Special Delivery in a Historic Building
A historic transformation is underway in Holmdel, New Jersey—and it may just change the future of suburban office complexes. Somerset Development is leading the reinvention of the historic Bell Labs, where such technological wonders as long-distance television, the laser, and cell phones were invented.
The massive complex is taking new shape as Bell Works, a burgeoning “metroburb” that offers all the amenities of a city, from offices and shops to healthcare and entertainment, in an easily accessible suburban area. All told, Bell Works will boast 1.2Msf of office space, plus 800,000sf of amenities ranging from event spaces, retail, and restaurants to daycare and healthcare, with the potential to expand to include a future hotel.
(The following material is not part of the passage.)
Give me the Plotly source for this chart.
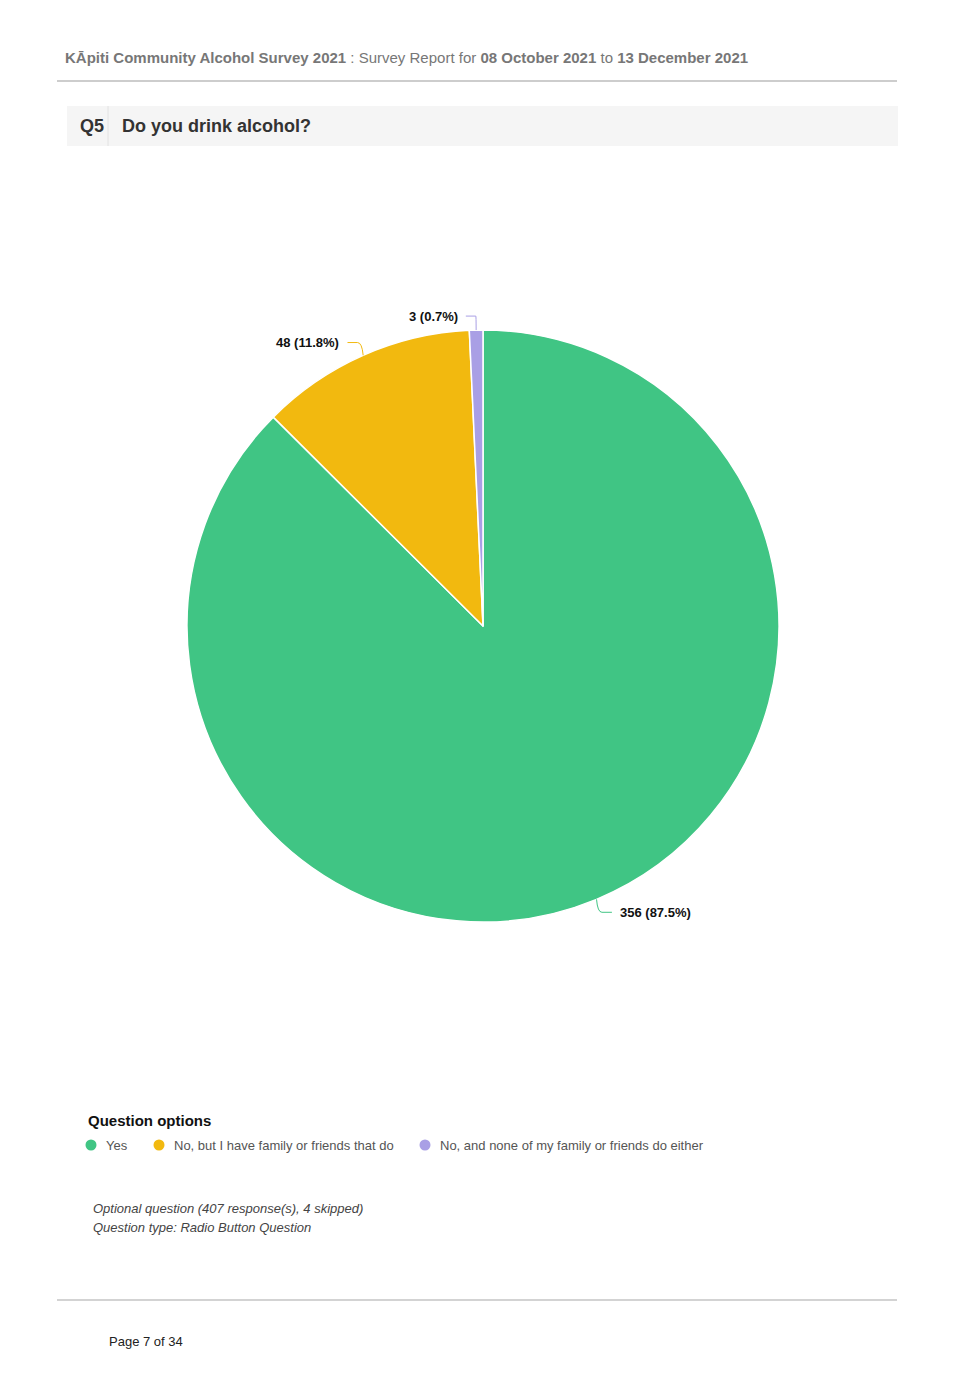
import math
import plotly.graph_objects as go

# ---- data ----
categories = ["Yes", "No, but I have family or friends that do", "No, and none of my family or friends do either"]
counts = [356, 48, 3]
colors = ["#40C584", "#F2B90F", "#A99FE5"]

PAGE_W, PAGE_H = 967, 1381
OFF = 8  # default body margin of the html page
W, H = PAGE_W - 2 * OFF, PAGE_H - 2 * OFF
FONT = "Liberation Sans, Arial, Helvetica, sans-serif"

def px(x):
    return (x - OFF) / W

def py(y):
    return 1 - (y - OFF) / H

# pie geometry (page pixels)
CX, CY, R = 483, 626, 296

fig = go.Figure()
fig.add_trace(go.Pie(
    labels=categories,
    values=counts,
    marker=dict(colors=colors, line=dict(color="white", width=1.5)),
    sort=False,
    direction="clockwise",
    rotation=0,
    textinfo="none",
    hoverinfo="label+value+percent",
    showlegend=False,
    domain=dict(x=[px(CX - R), px(CX + R)], y=[py(CY + R), py(CY - R)]),
))

shapes = []
annotations = []

# outside labels with connectors computed from the data
total = sum(counts)
cum = 0
for val, col in zip(counts, colors):
    mid = (cum + val / 2) / total
    cum += val
    ang = mid * 2 * math.pi
    sx, sy = math.sin(ang), -math.cos(ang)
    x0, y0 = CX + R * sx, CY + R * sy
    x1, y1 = CX + (R + 14) * sx, CY + (R + 14) * sy
    side = 1 if sx > 0.01 else -1
    x2 = x1 + side * 10
    path = (f"M {px(x0)} {py(y0)} Q {px(x0 + (x1 - x0) * 0.2)} {py(y1)} {px(x1)} {py(y1)} "
            f"L {px(x2)} {py(y1)}")
    shapes.append(dict(type="path", xref="paper", yref="paper", path=path,
                       line=dict(color=col, width=1)))
    annotations.append(dict(
        x=px(x2 + side * 6), y=py(y1), xref="paper", yref="paper",
        text=f"<b>{val} ({val / total * 100:.1f}%)</b>", showarrow=False,
        xanchor="left" if side > 0 else "right", yanchor="middle",
        font=dict(family=FONT, size=13, color="#111")))

# header
annotations.append(dict(
    x=px(63), y=py(58), xref="paper", yref="paper", xanchor="left", yanchor="middle",
    showarrow=False, font=dict(family=FONT, size=15, color="#777"),
    text=("<b>KĀpiti Community Alcohol Survey 2021</b> : Survey Report for "
          "<b>08 October 2021</b> to <b>13 December 2021</b>")))
shapes.append(dict(type="line", xref="paper", yref="paper", x0=px(57), x1=px(897),
                   y0=py(81), y1=py(81), line=dict(color="#BDBDBD", width=1.5)))

# question bar
shapes.append(dict(type="rect", xref="paper", yref="paper", x0=px(67), x1=px(898),
                   y0=py(146), y1=py(106), fillcolor="#F5F5F5", line=dict(width=0), layer="below"))
shapes.append(dict(type="line", xref="paper", yref="paper", x0=px(108), x1=px(108),
                   y0=py(146), y1=py(106), line=dict(color="#E2E2E2", width=1)))
annotations.append(dict(x=px(78), y=py(126), xref="paper", yref="paper", xanchor="left",
                        yanchor="middle", showarrow=False, text="<b>Q5</b>",
                        font=dict(family=FONT, size=18, color="#333")))
annotations.append(dict(x=px(120), y=py(126), xref="paper", yref="paper", xanchor="left",
                        yanchor="middle", showarrow=False, text="<b>Do you drink alcohol?</b>",
                        font=dict(family=FONT, size=18, color="#333")))

# legend
annotations.append(dict(x=px(86), y=py(1120), xref="paper", yref="paper", xanchor="left",
                        yanchor="middle", showarrow=False, text="<b>Question options</b>",
                        font=dict(family=FONT, size=15, color="#111")))
legend_x = [91, 159, 425]
for lx, cat, col in zip(legend_x, categories, colors):
    shapes.append(dict(type="circle", xref="paper", yref="paper",
                       x0=px(lx - 5.5), x1=px(lx + 5.5), y0=py(1145 + 5.5), y1=py(1145 - 5.5),
                       fillcolor=col, line=dict(width=0)))
    annotations.append(dict(x=px(lx + 13), y=py(1145), xref="paper", yref="paper",
                            xanchor="left", yanchor="middle", showarrow=False, text=cat,
                            font=dict(family=FONT, size=13, color="#555")))

# notes
annotations.append(dict(x=px(91), y=py(1208), xref="paper", yref="paper", xanchor="left",
                        yanchor="middle", showarrow=False,
                        text="<i>Optional question (407 response(s), 4 skipped)</i>",
                        font=dict(family=FONT, size=13, color="#444")))
annotations.append(dict(x=px(91), y=py(1227), xref="paper", yref="paper", xanchor="left",
                        yanchor="middle", showarrow=False,
                        text="<i>Question type: Radio Button Question</i>",
                        font=dict(family=FONT, size=13, color="#444")))

# footer
shapes.append(dict(type="line", xref="paper", yref="paper", x0=px(57), x1=px(897),
                   y0=py(1300), y1=py(1300), line=dict(color="#C4C4C4", width=1.5)))
annotations.append(dict(x=px(107), y=py(1341), xref="paper", yref="paper", xanchor="left",
                        yanchor="middle", showarrow=False, text="Page 7 of 34",
                        font=dict(family=FONT, size=13, color="#222")))

fig.update_layout(
    width=W, height=H,
    margin=dict(l=0, r=0, t=0, b=0),
    paper_bgcolor="white", plot_bgcolor="white",
    shapes=shapes, annotations=annotations,
    showlegend=False,
)

fig.write_html("out.html")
While the vision is certainly transformative, Somerset has been careful to ensure Bell Labs’ rich history is preserved—particularly its original design by legendary architect Eero Saarinen. “We are dedicated to keeping Saarinen’s vision in place and honoring what’s here,” says Ralph Zucker, Somerset’s president. “We’re treading very lightly while equipping Bell Works with the latest technologies and all the trappings of a modern space to better serve the community. It isn’t always the easiest path, but it’s what is necessary to uphold the building’s magnificent legacy, which will always be a top priority.”
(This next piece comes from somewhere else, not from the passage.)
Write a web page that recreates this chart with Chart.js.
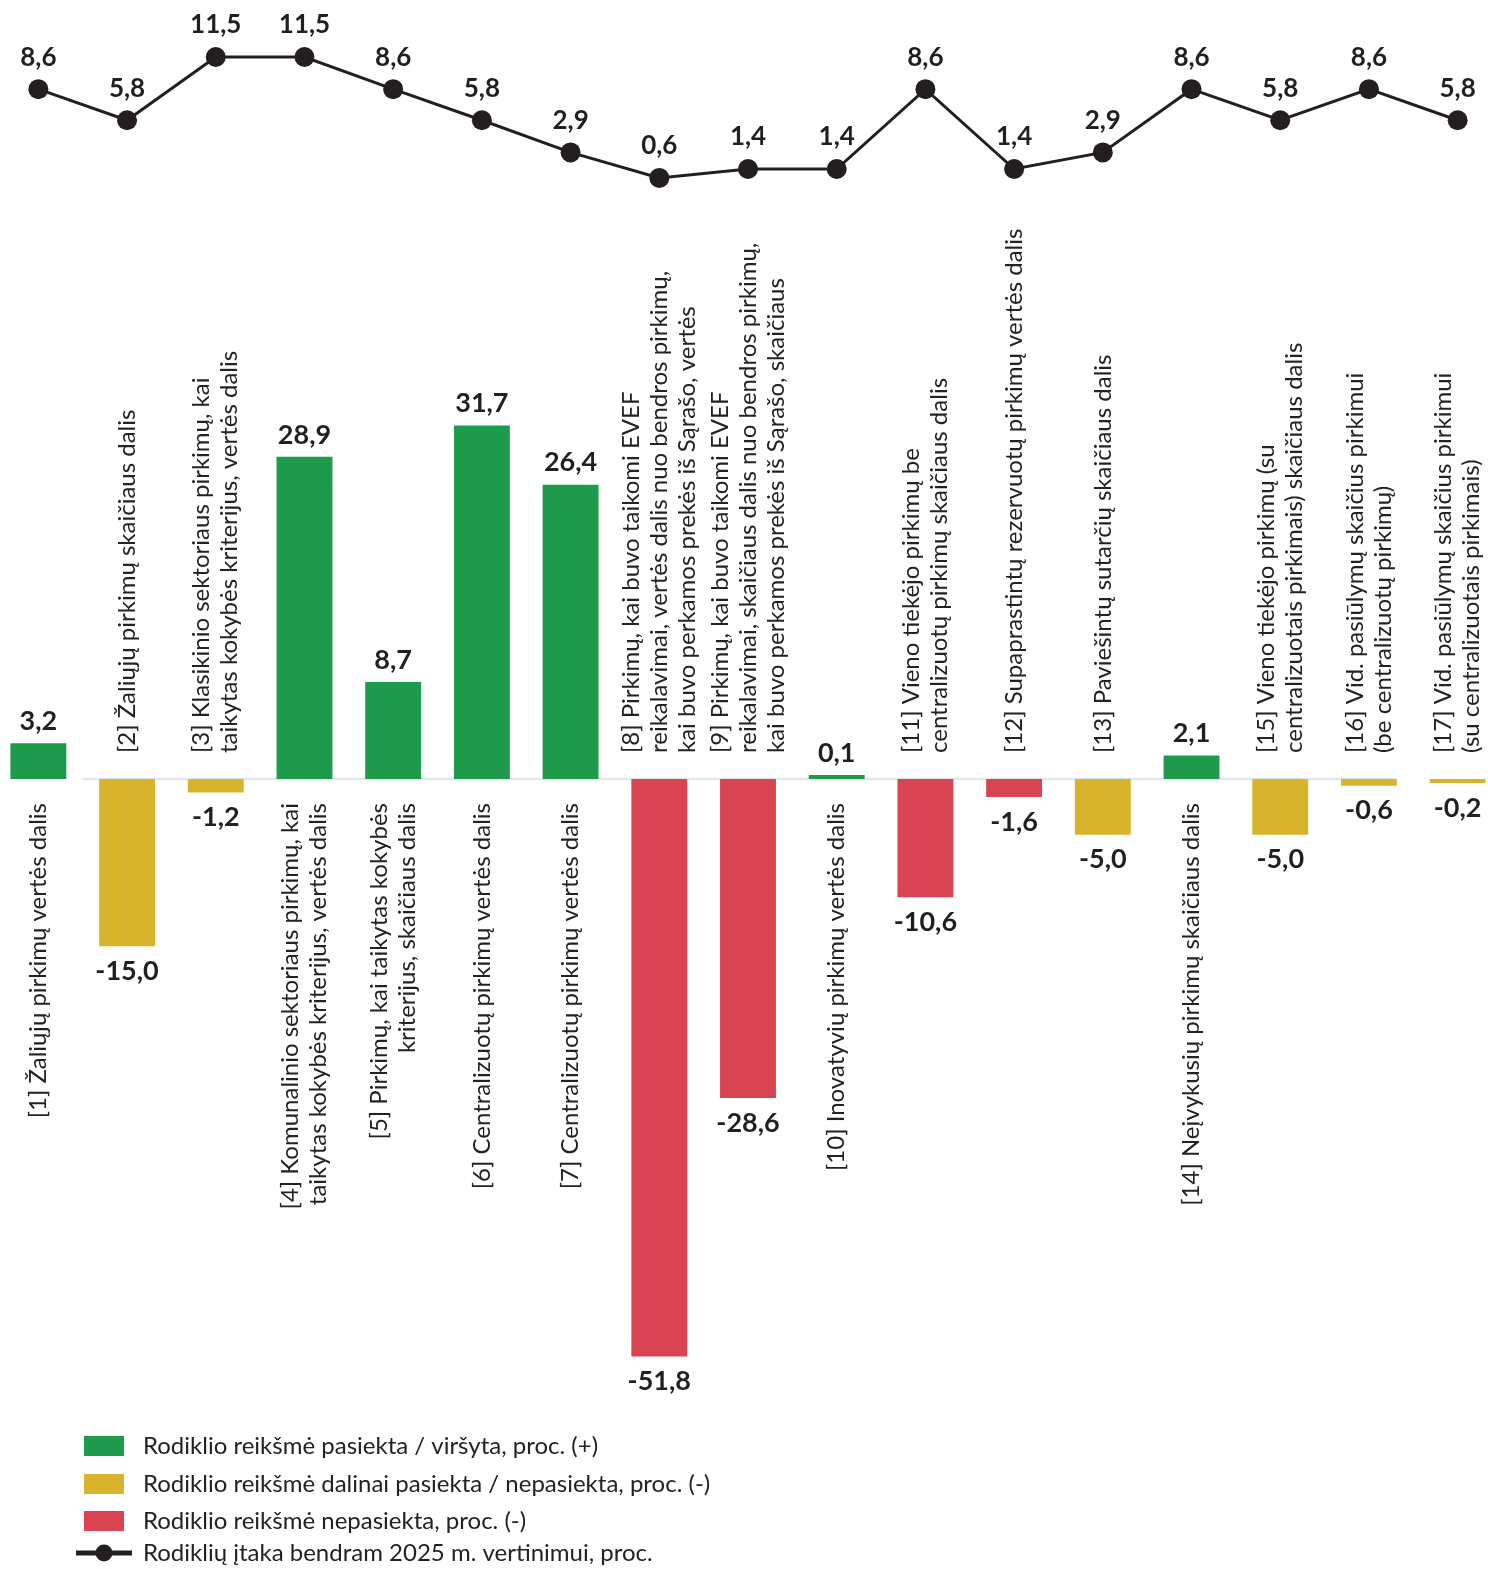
<!DOCTYPE html>
<html><head><meta charset="utf-8">
<script src="https://cdn.jsdelivr.net/npm/chart.js@4/dist/chart.umd.min.js"></script>
<style>
html,body{margin:0;padding:0;background:#fff;overflow:hidden;width:1488px;height:1569px;}
#wrap{position:absolute;left:-6px;top:0;width:1508px;height:1569px;}
</style></head><body>
<div id="wrap"><canvas id="c"></canvas></div>
<script>
// ---- DATA ----
const categories = [
  ["[1] Žaliųjų pirkimų vertės dalis"],
  ["[2] Žaliųjų pirkimų skaičiaus dalis"],
  ["[3] Klasikinio sektoriaus pirkimų, kai", "taikytas kokybės kriterijus, vertės dalis"],
  ["[4] Komunalinio sektoriaus pirkimų, kai", "taikytas kokybės kriterijus, vertės dalis"],
  ["[5] Pirkimų, kai taikytas kokybės", "kriterijus, skaičiaus dalis"],
  ["[6] Centralizuotų pirkimų vertės dalis"],
  ["[7] Centralizuotų pirkimų vertės dalis"],
  ["[8] Pirkimų, kai buvo taikomi EVEF", "reikalavimai, vertės dalis nuo bendros pirkimų,", "kai buvo perkamos prekės iš Sąrašo, vertės"],
  ["[9] Pirkimų, kai buvo taikomi EVEF", "reikalavimai, skaičiaus dalis nuo bendros pirkimų,", "kai buvo perkamos prekės iš Sąrašo, skaičiaus"],
  ["[10] Inovatyvių pirkimų vertės dalis"],
  ["[11] Vieno tiekėjo pirkimų be", "centralizuotų pirkimų skaičiaus dalis"],
  ["[12] Supaprastintų rezervuotų pirkimų vertės dalis"],
  ["[13] Paviešintų sutarčių skaičiaus dalis"],
  ["[14] Neįvykusių pirkimų skaičiaus dalis"],
  ["[15] Vieno tiekėjo pirkimų (su", "centralizuotais pirkimais) skaičiaus dalis"],
  ["[16] Vid. pasiūlymų skaičius pirkimui", "(be centralizuotų pirkimų)"],
  ["[17] Vid. pasiūlymų skaičius pirkimui", "(su centralizuotais pirkimais)"]
];
const barValues = [3.2, -15.0, -1.2, 28.9, 8.7, 31.7, 26.4, -51.8, -28.6, 0.1, -10.6, -1.6, -5.0, 2.1, -5.0, -0.6, -0.2];
const barStatus = ["pass","partial","partial","pass","pass","pass","pass","fail","fail","pass","fail","fail","partial","pass","partial","partial","partial"];
const lineValues = [8.6, 5.8, 11.5, 11.5, 8.6, 5.8, 2.9, 0.6, 1.4, 1.4, 8.6, 1.4, 2.9, 8.6, 5.8, 8.6, 5.8];
const statusColors = {pass: "#1d9a4b", partial: "#d8b42d", fail: "#d94452"};
const legendStatus = ["pass", "partial", "fail"];
const legendLabels = [
  "Rodiklio reikšmė pasiekta / viršyta, proc. (+)",
  "Rodiklio reikšmė dalinai pasiekta / nepasiekta, proc. (-)",
  "Rodiklio reikšmė nepasiekta, proc. (-)",
  "Rodiklių įtaka bendram 2025 m. vertinimui, proc."
];

const INK = "#231f20";
const fmt = v => v.toFixed(1).replace(".", ",");

const labelPlugin = {
  id: "customLabels",
  beforeDatasetsDraw(chart) {
    const ctx = chart.ctx, x = chart.scales.x, yb = chart.scales.yBar;
    const z = yb.getPixelForValue(0);
    ctx.save();
    ctx.strokeStyle = "#e2e7ed";
    ctx.lineWidth = 2.5;
    ctx.beginPath();
    const w = x.getPixelForValue(1) - x.getPixelForValue(0);
    ctx.moveTo(x.getPixelForValue(1) - w / 2, z);
    ctx.lineTo(x.getPixelForValue(15) + w * 0.3, z);
    ctx.stroke();
    ctx.restore();
  },
  afterDraw(chart) {
    const ctx = chart.ctx, x = chart.scales.x, yb = chart.scales.yBar;
    const z = yb.getPixelForValue(0);
    const barMeta = chart.getDatasetMeta(0);
    const lineMeta = chart.getDatasetMeta(1);
    ctx.save();
    // bar value labels
    ctx.fillStyle = INK;
    ctx.font = "bold 27px Lato";
    ctx.textAlign = "center";
    ctx.textBaseline = "middle";
    barMeta.data.forEach((bar, i) => {
      const v = barValues[i];
      const y = v >= 0 ? Math.min(bar.y, z - 4) - 22 : Math.max(bar.y, z + 4) + 25;
      ctx.fillText(fmt(v), bar.x, y);
    });
    // line value labels
    ctx.font = "bold 26px Lato";
    lineMeta.data.forEach((pt, i) => {
      ctx.fillText(fmt(lineValues[i]), pt.x, pt.y - 32);
    });
    // category labels (rotated)
    ctx.font = "24px Lato";
    ctx.fillStyle = "#222";
    categories.forEach((lines, i) => {
      const cx = x.getPixelForValue(i);
      const below = barValues[i] >= 0;
      ctx.save();
      ctx.translate(cx, below ? z + 24 : z - 26);
      ctx.rotate(-Math.PI / 2);
      ctx.textAlign = below ? "right" : "left";
      ctx.textBaseline = "middle";
      const n = lines.length;
      lines.forEach((t, j) => {
        ctx.fillText(t, 0, (j - (n - 1) / 2) * 28);
      });
      ctx.restore();
    });
    // legend
    const off = 6;
    const rows = [1446, 1484, 1521, 1553];
    ctx.font = "24px Lato";
    ctx.textAlign = "left";
    ctx.textBaseline = "middle";
    legendStatus.forEach((s, k) => {
      ctx.fillStyle = statusColors[s];
      ctx.fillRect(84 + off, rows[k] - 10, 40, 20);
      ctx.fillStyle = "#222";
      ctx.fillText(legendLabels[k], 143 + off, rows[k]);
    });
    const ly = rows[3];
    ctx.strokeStyle = INK; ctx.lineWidth = 5;
    ctx.beginPath(); ctx.moveTo(76 + off, ly); ctx.lineTo(132 + off, ly); ctx.stroke();
    ctx.fillStyle = INK;
    ctx.beginPath(); ctx.arc(104 + off, ly, 8.5, 0, Math.PI * 2); ctx.fill();
    ctx.fillStyle = "#222";
    ctx.fillText(legendLabels[3], 143 + off, ly);
    ctx.restore();
  }
};

new Chart(document.getElementById("c"), {
  data: {
    labels: categories.map(l => l.join(" ")),
    datasets: [
      {
        type: "bar",
        data: barValues,
        yAxisID: "yBar",
        backgroundColor: barStatus.map(s => statusColors[s]),
        borderWidth: 0,
        barPercentage: 0.63,
        categoryPercentage: 1,
        minBarLength: 4,
        order: 2
      },
      {
        type: "line",
        data: lineValues,
        yAxisID: "yLine",
        borderColor: INK,
        borderWidth: 3,
        pointRadius: 10,
        pointBackgroundColor: INK,
        pointBorderWidth: 0,
        tension: 0,
        clip: false,
        order: 1
      }
    ]
  },
  options: {
    responsive: true,
    maintainAspectRatio: false,
    animation: false,
    layout: {padding: 0, autoPadding: false},
    plugins: {legend: {display: false}, tooltip: {enabled: false}},
    scales: {
      x: {type: "category", display: false, offset: true, grid: {display: false}},
      yBar: {type: "linear", display: false, min: -70.85, max: 69.87, grid: {display: false}},
      yLine: {type: "linear", display: false, min: -124.84, max: 16.64, grid: {display: false}}
    }
  },
  plugins: [labelPlugin]
});
</script>
</body></html>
From the construction point of view, that preservation has meant a lot of very careful demolition that upholds the structure’s bones but prepares it for modern life. “The first thing we did was demo over 500,000sf of densely constructed office space to pave the way for the open floor plans of incoming tenants,” says Michael Farrell, Structure Tone account executive, including updating all the related MEP infrastructure.
But another key component of the project has been installing a new smoke evacuation system. “Completing this system needs to align with certain tenant and retail occupancies,” says Farrell. “So its progress has really driven certain priorities of the overall program.”
The Bell Works building is five stories high, so cranes would be required to get the new smoke evacuation system fans to the roof. But also, Saarinen’s design set the building back with concrete retaining walls and landscaping, pushing cranes out dozens more feet and potentially adding many iterations—and many weeks—to the process. To solve these issues, the team hired a helicopter to lift the fans into place—and it worked beautifully. “Delivering the fans by helicopter was actually more cost effective and took only two hours of chopper air time,” Farrell says. “That probably would have taken us two or three Saturdays to finish using cranes.”
With Bell Labs’ history and evolution over time, some of the as-built documentation is limited, so the team has been coordinating all the moving parts extremely closely as the project moves forward. “We’re all learning more and more about the building and its systems every day,” Farrell says. But, as a team, they’re making it work. “These are people who have a real sense of mission and are partners in moving the next phase of Bell Works forward,” says Zucker. “When you walk in now, you’re starting to see Bell Works come to life.”